__Material for the task__:
━━━━━━━━━━━━━━━━

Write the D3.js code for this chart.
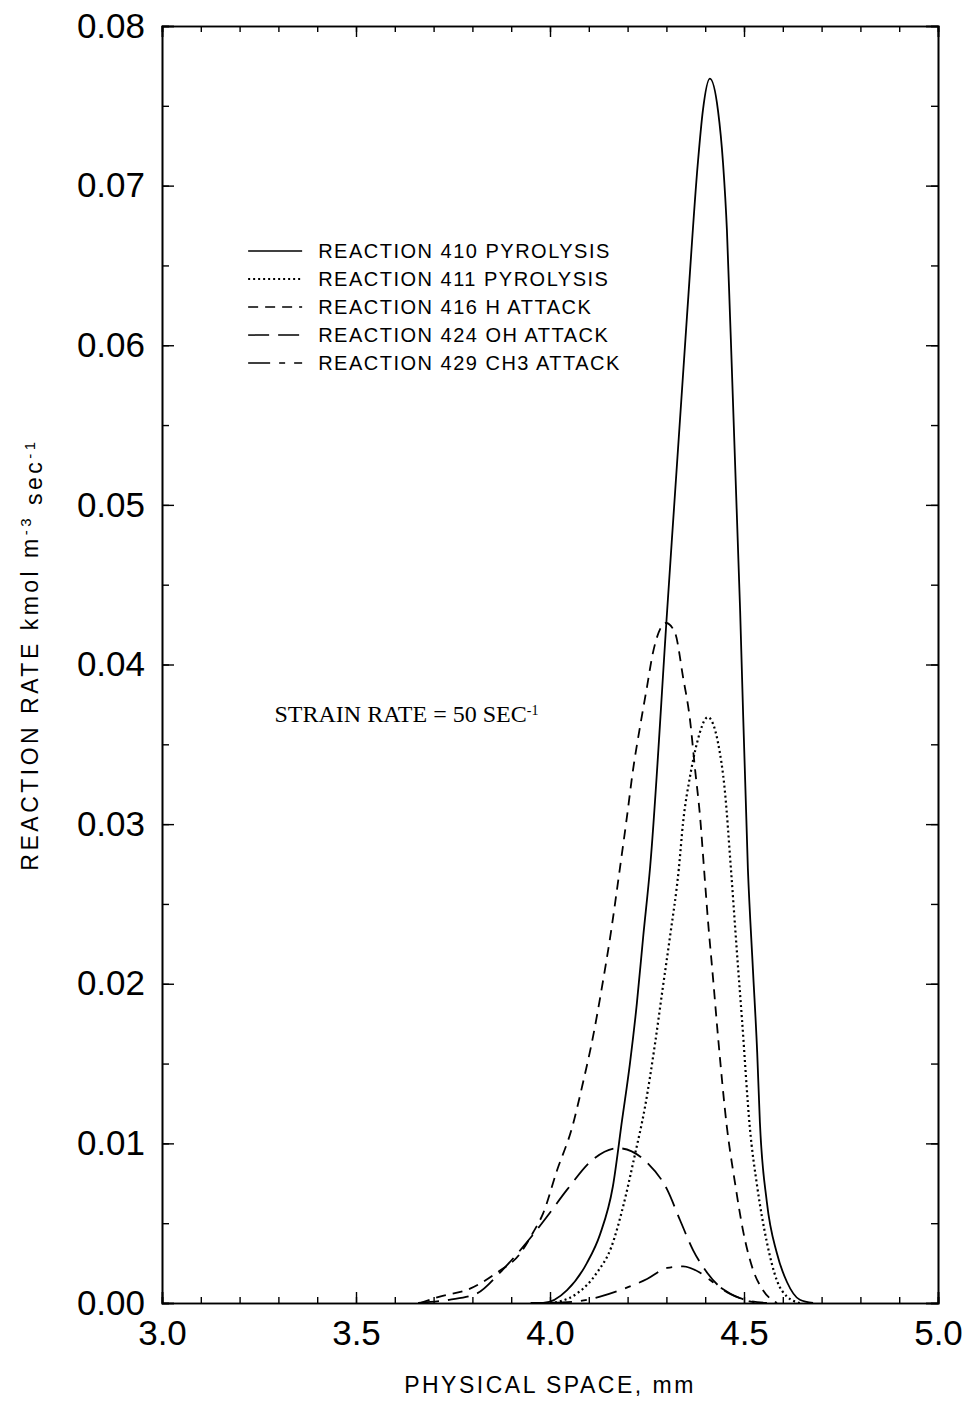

━━━━━━━━━━━━━━━━

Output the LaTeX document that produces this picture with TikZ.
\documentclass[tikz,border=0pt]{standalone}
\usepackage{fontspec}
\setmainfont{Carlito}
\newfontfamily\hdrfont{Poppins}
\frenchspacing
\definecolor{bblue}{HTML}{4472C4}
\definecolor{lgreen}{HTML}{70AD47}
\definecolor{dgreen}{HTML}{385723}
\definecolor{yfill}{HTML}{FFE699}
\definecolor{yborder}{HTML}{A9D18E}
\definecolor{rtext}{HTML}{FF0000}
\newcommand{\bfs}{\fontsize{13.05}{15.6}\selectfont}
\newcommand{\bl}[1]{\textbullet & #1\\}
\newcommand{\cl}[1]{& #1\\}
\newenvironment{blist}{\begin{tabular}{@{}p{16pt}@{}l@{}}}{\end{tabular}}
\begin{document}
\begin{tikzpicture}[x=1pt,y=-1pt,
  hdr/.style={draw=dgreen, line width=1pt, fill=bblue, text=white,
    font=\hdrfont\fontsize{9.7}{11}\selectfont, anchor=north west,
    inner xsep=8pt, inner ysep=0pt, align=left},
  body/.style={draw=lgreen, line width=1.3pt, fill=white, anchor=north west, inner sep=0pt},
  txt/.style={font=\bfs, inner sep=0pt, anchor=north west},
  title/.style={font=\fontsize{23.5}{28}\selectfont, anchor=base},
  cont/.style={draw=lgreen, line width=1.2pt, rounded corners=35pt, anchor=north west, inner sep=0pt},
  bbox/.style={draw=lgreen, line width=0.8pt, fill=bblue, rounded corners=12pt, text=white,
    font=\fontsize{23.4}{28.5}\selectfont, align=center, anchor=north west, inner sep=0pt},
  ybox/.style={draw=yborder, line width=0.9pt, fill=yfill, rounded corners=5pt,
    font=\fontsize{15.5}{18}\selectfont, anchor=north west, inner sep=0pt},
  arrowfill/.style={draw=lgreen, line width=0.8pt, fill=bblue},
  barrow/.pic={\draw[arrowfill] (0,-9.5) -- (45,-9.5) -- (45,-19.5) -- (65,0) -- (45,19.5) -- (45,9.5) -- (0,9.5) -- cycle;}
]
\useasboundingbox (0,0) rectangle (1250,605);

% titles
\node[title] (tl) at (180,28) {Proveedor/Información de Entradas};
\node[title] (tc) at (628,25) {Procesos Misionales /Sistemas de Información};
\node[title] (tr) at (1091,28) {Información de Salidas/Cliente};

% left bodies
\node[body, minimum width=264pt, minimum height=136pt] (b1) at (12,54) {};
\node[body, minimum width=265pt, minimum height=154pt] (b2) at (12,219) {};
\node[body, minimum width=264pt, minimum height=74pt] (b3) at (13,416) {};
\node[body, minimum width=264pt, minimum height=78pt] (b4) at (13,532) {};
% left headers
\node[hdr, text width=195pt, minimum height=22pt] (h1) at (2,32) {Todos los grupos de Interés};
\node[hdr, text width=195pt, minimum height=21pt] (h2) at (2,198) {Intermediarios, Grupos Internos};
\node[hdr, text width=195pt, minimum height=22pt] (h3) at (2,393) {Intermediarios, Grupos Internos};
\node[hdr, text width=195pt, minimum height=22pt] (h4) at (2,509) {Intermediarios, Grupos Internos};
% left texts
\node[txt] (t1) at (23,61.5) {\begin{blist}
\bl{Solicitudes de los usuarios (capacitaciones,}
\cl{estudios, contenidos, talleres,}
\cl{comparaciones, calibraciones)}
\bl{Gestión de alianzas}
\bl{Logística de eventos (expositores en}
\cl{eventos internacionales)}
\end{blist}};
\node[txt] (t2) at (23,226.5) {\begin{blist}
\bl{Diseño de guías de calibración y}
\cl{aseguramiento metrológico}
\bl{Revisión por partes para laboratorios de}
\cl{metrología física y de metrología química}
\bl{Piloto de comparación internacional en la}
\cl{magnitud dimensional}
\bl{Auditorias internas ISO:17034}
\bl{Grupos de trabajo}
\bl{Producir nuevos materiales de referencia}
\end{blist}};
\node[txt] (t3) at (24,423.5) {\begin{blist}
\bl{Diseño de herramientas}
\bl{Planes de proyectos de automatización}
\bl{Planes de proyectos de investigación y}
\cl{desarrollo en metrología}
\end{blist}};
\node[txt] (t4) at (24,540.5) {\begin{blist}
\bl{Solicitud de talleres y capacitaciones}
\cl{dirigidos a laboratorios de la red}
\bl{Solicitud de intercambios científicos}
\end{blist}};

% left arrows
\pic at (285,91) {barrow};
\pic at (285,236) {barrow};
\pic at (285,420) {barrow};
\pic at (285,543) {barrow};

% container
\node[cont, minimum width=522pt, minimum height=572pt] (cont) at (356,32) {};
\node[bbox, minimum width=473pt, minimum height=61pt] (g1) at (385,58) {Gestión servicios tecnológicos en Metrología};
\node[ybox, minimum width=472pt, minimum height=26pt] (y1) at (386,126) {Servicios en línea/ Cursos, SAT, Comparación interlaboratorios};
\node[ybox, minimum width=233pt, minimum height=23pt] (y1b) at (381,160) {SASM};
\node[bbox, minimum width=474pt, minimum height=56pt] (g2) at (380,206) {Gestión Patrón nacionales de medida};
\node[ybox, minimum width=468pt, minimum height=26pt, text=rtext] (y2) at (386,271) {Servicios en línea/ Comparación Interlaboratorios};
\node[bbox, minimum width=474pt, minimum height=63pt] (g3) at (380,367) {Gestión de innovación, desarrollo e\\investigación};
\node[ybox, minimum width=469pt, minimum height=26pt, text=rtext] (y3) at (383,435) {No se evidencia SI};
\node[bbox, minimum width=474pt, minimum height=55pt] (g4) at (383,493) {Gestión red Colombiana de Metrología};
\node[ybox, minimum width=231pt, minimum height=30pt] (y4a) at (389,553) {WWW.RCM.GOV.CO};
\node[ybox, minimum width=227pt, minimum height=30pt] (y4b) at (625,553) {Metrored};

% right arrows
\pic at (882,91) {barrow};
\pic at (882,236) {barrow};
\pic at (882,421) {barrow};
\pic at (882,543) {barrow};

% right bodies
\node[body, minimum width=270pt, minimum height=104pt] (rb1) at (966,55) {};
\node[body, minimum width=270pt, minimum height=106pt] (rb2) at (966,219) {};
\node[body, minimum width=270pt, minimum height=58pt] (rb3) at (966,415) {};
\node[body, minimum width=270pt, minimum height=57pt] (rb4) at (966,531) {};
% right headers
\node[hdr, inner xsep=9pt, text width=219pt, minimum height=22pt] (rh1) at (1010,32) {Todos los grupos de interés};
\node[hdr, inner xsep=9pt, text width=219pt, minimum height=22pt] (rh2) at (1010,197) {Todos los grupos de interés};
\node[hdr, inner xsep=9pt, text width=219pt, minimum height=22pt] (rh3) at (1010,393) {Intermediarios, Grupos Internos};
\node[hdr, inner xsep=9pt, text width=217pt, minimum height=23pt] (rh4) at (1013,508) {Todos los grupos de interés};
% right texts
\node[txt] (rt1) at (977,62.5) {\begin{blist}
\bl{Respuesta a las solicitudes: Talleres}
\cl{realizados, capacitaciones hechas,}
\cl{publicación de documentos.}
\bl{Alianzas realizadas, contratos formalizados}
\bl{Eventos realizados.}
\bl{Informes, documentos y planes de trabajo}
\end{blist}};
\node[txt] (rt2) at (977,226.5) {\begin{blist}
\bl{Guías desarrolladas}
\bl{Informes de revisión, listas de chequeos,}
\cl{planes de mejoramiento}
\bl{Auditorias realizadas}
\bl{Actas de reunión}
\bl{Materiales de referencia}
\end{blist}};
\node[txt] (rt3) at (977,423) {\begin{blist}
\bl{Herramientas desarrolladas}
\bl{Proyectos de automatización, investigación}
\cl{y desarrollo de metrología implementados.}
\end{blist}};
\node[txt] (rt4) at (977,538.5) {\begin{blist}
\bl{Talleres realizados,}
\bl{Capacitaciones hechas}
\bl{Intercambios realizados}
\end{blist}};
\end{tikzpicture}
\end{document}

━━━━━━━━━━━━━━━━

Scan the material above. Copy each line where "this" occurs.

Write the D3.js code for this chart.
Output the LaTeX document that produces this picture with TikZ.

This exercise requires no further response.